- _SHORT PROBLEM_: Repeat the listing word for word. No pictures belong in the copy.

= = = =

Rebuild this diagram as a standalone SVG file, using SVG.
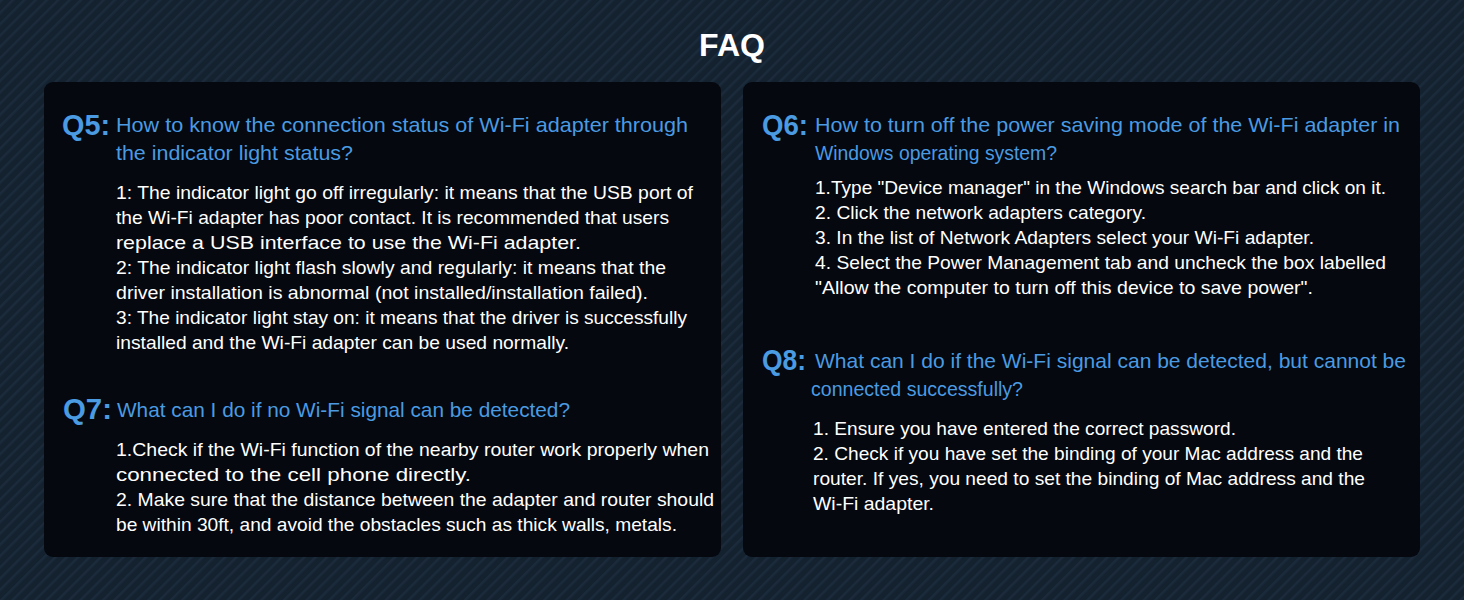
<svg xmlns="http://www.w3.org/2000/svg" width="1464" height="600" viewBox="0 0 1464 600">
<defs>
<pattern id="st" width="8" height="8" patternUnits="userSpaceOnUse" patternTransform="rotate(45)">
<rect width="8" height="8" fill="#14212f"/><rect width="2.5" height="8" fill="#1b2b3b"/>
</pattern>
<style>
text{font-family:"Liberation Sans",Arial,sans-serif}
.t{fill:#fff;font-weight:bold;font-size:32px}
.q{fill:#4a9be2;font-size:30px;font-weight:bold}
.qt{fill:#4a9be2;font-size:21px}
.b{fill:#fff;font-size:19px}
.p{fill:#05080e}
</style>
</defs>
<rect width="1464" height="600" fill="url(#st)"/>
<text class="t" x="732" y="56" text-anchor="middle">FAQ</text>
<g id="panel-left">
<rect class="p" x="44" y="82" width="677" height="475" rx="9"/>
<text class="q" x="62" y="135" textLength="48" lengthAdjust="spacingAndGlyphs">Q5:</text>
<text class="qt" x="116" y="132" textLength="572" lengthAdjust="spacingAndGlyphs">How to know the connection status of Wi-Fi adapter through</text>
<text class="qt" x="116" y="160" textLength="237" lengthAdjust="spacingAndGlyphs">the indicator light status?</text>
<g class="b">
<text x="116" y="199" textLength="577" lengthAdjust="spacingAndGlyphs">1: The indicator light go off irregularly: it means that the USB port of</text>
<text x="116" y="224" textLength="553" lengthAdjust="spacingAndGlyphs">the Wi-Fi adapter has poor contact. It is recommended that users</text>
<text x="116" y="249" textLength="465" lengthAdjust="spacingAndGlyphs">replace a USB interface to use the Wi-Fi adapter.</text>
<text x="116" y="274" textLength="550" lengthAdjust="spacingAndGlyphs">2: The indicator light flash slowly and regularly: it means that the</text>
<text x="116" y="299" textLength="532" lengthAdjust="spacingAndGlyphs">driver installation is abnormal (not installed/installation failed).</text>
<text x="116" y="324" textLength="571" lengthAdjust="spacingAndGlyphs">3: The indicator light stay on: it means that the driver is successfully</text>
<text x="116" y="349" textLength="453" lengthAdjust="spacingAndGlyphs">installed and the Wi-Fi adapter can be used normally.</text>
</g>
<text class="q" x="63" y="419" textLength="49" lengthAdjust="spacingAndGlyphs">Q7:</text>
<text class="qt" x="117" y="417" textLength="453" lengthAdjust="spacingAndGlyphs">What can I do if no Wi-Fi signal can be detected?</text>
<g class="b">
<text x="116" y="456" textLength="593" lengthAdjust="spacingAndGlyphs">1.Check if the Wi-Fi function of the nearby router work properly when</text>
<text x="116" y="481" textLength="355" lengthAdjust="spacingAndGlyphs">connected to the cell phone directly.</text>
<text x="116" y="506" textLength="598" lengthAdjust="spacingAndGlyphs">2. Make sure that the distance between the adapter and router should</text>
<text x="116" y="531" textLength="561" lengthAdjust="spacingAndGlyphs">be within 30ft, and avoid the obstacles such as thick walls, metals.</text>
</g>
</g>
<g id="panel-right">
<rect class="p" x="743" y="82" width="677" height="475" rx="9"/>
<text class="q" x="762" y="135" textLength="46" lengthAdjust="spacingAndGlyphs">Q6:</text>
<text class="qt" x="815" y="132" textLength="585" lengthAdjust="spacingAndGlyphs">How to turn off the power saving mode of the Wi-Fi adapter in</text>
<text class="qt" x="815" y="160" textLength="242" lengthAdjust="spacingAndGlyphs">Windows operating system?</text>
<g class="b">
<text x="815" y="194" textLength="571" lengthAdjust="spacingAndGlyphs">1.Type "Device manager" in the Windows search bar and click on it.</text>
<text x="815" y="219" textLength="331" lengthAdjust="spacingAndGlyphs">2. Click the network adapters category.</text>
<text x="815" y="244" textLength="499" lengthAdjust="spacingAndGlyphs">3. In the list of Network Adapters select your Wi-Fi adapter.</text>
<text x="815" y="269" textLength="571" lengthAdjust="spacingAndGlyphs">4. Select the Power Management tab and uncheck the box labelled</text>
<text x="815" y="294" textLength="498" lengthAdjust="spacingAndGlyphs">"Allow the computer to turn off this device to save power".</text>
</g>
<text class="q" x="762" y="370" textLength="44" lengthAdjust="spacingAndGlyphs">Q8:</text>
<text class="qt" x="815" y="368" textLength="591" lengthAdjust="spacingAndGlyphs">What can I do if the Wi-Fi signal can be detected, but cannot be</text>
<text class="qt" x="811" y="396" textLength="212" lengthAdjust="spacingAndGlyphs">connected successfully?</text>
<g class="b">
<text x="813" y="435" textLength="423" lengthAdjust="spacingAndGlyphs">1. Ensure you have entered the correct password.</text>
<text x="813" y="460" textLength="550" lengthAdjust="spacingAndGlyphs">2. Check if you have set the binding of your Mac address and the</text>
<text x="813" y="485" textLength="552" lengthAdjust="spacingAndGlyphs">router. If yes, you need to set the binding of Mac address and the</text>
<text x="813" y="510" textLength="121" lengthAdjust="spacingAndGlyphs">Wi-Fi adapter.</text>
</g>
</g>
</svg>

= = = =

- _ANSWER TO THE TASK_:
Rebuild this diagram as a standalone SVG file, using SVG.
<svg xmlns="http://www.w3.org/2000/svg" width="1464" height="600" viewBox="0 0 1464 600">
<defs>
<pattern id="st" width="8" height="8" patternUnits="userSpaceOnUse" patternTransform="rotate(45)">
<rect width="8" height="8" fill="#14212f"/><rect width="2.5" height="8" fill="#1b2b3b"/>
</pattern>
<style>
text{font-family:"Liberation Sans",Arial,sans-serif}
.t{fill:#fff;font-weight:bold;font-size:32px}
.q{fill:#4a9be2;font-size:30px;font-weight:bold}
.qt{fill:#4a9be2;font-size:21px}
.b{fill:#fff;font-size:19px}
.p{fill:#05080e}
</style>
</defs>
<rect width="1464" height="600" fill="url(#st)"/>
<text class="t" x="732" y="56" text-anchor="middle">FAQ</text>
<g id="panel-left">
<rect class="p" x="44" y="82" width="677" height="475" rx="9"/>
<text class="q" x="62" y="135" textLength="48" lengthAdjust="spacingAndGlyphs">Q5:</text>
<text class="qt" x="116" y="132" textLength="572" lengthAdjust="spacingAndGlyphs">How to know the connection status of Wi-Fi adapter through</text>
<text class="qt" x="116" y="160" textLength="237" lengthAdjust="spacingAndGlyphs">the indicator light status?</text>
<g class="b">
<text x="116" y="199" textLength="577" lengthAdjust="spacingAndGlyphs">1: The indicator light go off irregularly: it means that the USB port of</text>
<text x="116" y="224" textLength="553" lengthAdjust="spacingAndGlyphs">the Wi-Fi adapter has poor contact. It is recommended that users</text>
<text x="116" y="249" textLength="465" lengthAdjust="spacingAndGlyphs">replace a USB interface to use the Wi-Fi adapter.</text>
<text x="116" y="274" textLength="550" lengthAdjust="spacingAndGlyphs">2: The indicator light flash slowly and regularly: it means that the</text>
<text x="116" y="299" textLength="532" lengthAdjust="spacingAndGlyphs">driver installation is abnormal (not installed/installation failed).</text>
<text x="116" y="324" textLength="571" lengthAdjust="spacingAndGlyphs">3: The indicator light stay on: it means that the driver is successfully</text>
<text x="116" y="349" textLength="453" lengthAdjust="spacingAndGlyphs">installed and the Wi-Fi adapter can be used normally.</text>
</g>
<text class="q" x="63" y="419" textLength="49" lengthAdjust="spacingAndGlyphs">Q7:</text>
<text class="qt" x="117" y="417" textLength="453" lengthAdjust="spacingAndGlyphs">What can I do if no Wi-Fi signal can be detected?</text>
<g class="b">
<text x="116" y="456" textLength="593" lengthAdjust="spacingAndGlyphs">1.Check if the Wi-Fi function of the nearby router work properly when</text>
<text x="116" y="481" textLength="355" lengthAdjust="spacingAndGlyphs">connected to the cell phone directly.</text>
<text x="116" y="506" textLength="598" lengthAdjust="spacingAndGlyphs">2. Make sure that the distance between the adapter and router should</text>
<text x="116" y="531" textLength="561" lengthAdjust="spacingAndGlyphs">be within 30ft, and avoid the obstacles such as thick walls, metals.</text>
</g>
</g>
<g id="panel-right">
<rect class="p" x="743" y="82" width="677" height="475" rx="9"/>
<text class="q" x="762" y="135" textLength="46" lengthAdjust="spacingAndGlyphs">Q6:</text>
<text class="qt" x="815" y="132" textLength="585" lengthAdjust="spacingAndGlyphs">How to turn off the power saving mode of the Wi-Fi adapter in</text>
<text class="qt" x="815" y="160" textLength="242" lengthAdjust="spacingAndGlyphs">Windows operating system?</text>
<g class="b">
<text x="815" y="194" textLength="571" lengthAdjust="spacingAndGlyphs">1.Type "Device manager" in the Windows search bar and click on it.</text>
<text x="815" y="219" textLength="331" lengthAdjust="spacingAndGlyphs">2. Click the network adapters category.</text>
<text x="815" y="244" textLength="499" lengthAdjust="spacingAndGlyphs">3. In the list of Network Adapters select your Wi-Fi adapter.</text>
<text x="815" y="269" textLength="571" lengthAdjust="spacingAndGlyphs">4. Select the Power Management tab and uncheck the box labelled</text>
<text x="815" y="294" textLength="498" lengthAdjust="spacingAndGlyphs">"Allow the computer to turn off this device to save power".</text>
</g>
<text class="q" x="762" y="370" textLength="44" lengthAdjust="spacingAndGlyphs">Q8:</text>
<text class="qt" x="815" y="368" textLength="591" lengthAdjust="spacingAndGlyphs">What can I do if the Wi-Fi signal can be detected, but cannot be</text>
<text class="qt" x="811" y="396" textLength="212" lengthAdjust="spacingAndGlyphs">connected successfully?</text>
<g class="b">
<text x="813" y="435" textLength="423" lengthAdjust="spacingAndGlyphs">1. Ensure you have entered the correct password.</text>
<text x="813" y="460" textLength="550" lengthAdjust="spacingAndGlyphs">2. Check if you have set the binding of your Mac address and the</text>
<text x="813" y="485" textLength="552" lengthAdjust="spacingAndGlyphs">router. If yes, you need to set the binding of Mac address and the</text>
<text x="813" y="510" textLength="121" lengthAdjust="spacingAndGlyphs">Wi-Fi adapter.</text>
</g>
</g>
</svg>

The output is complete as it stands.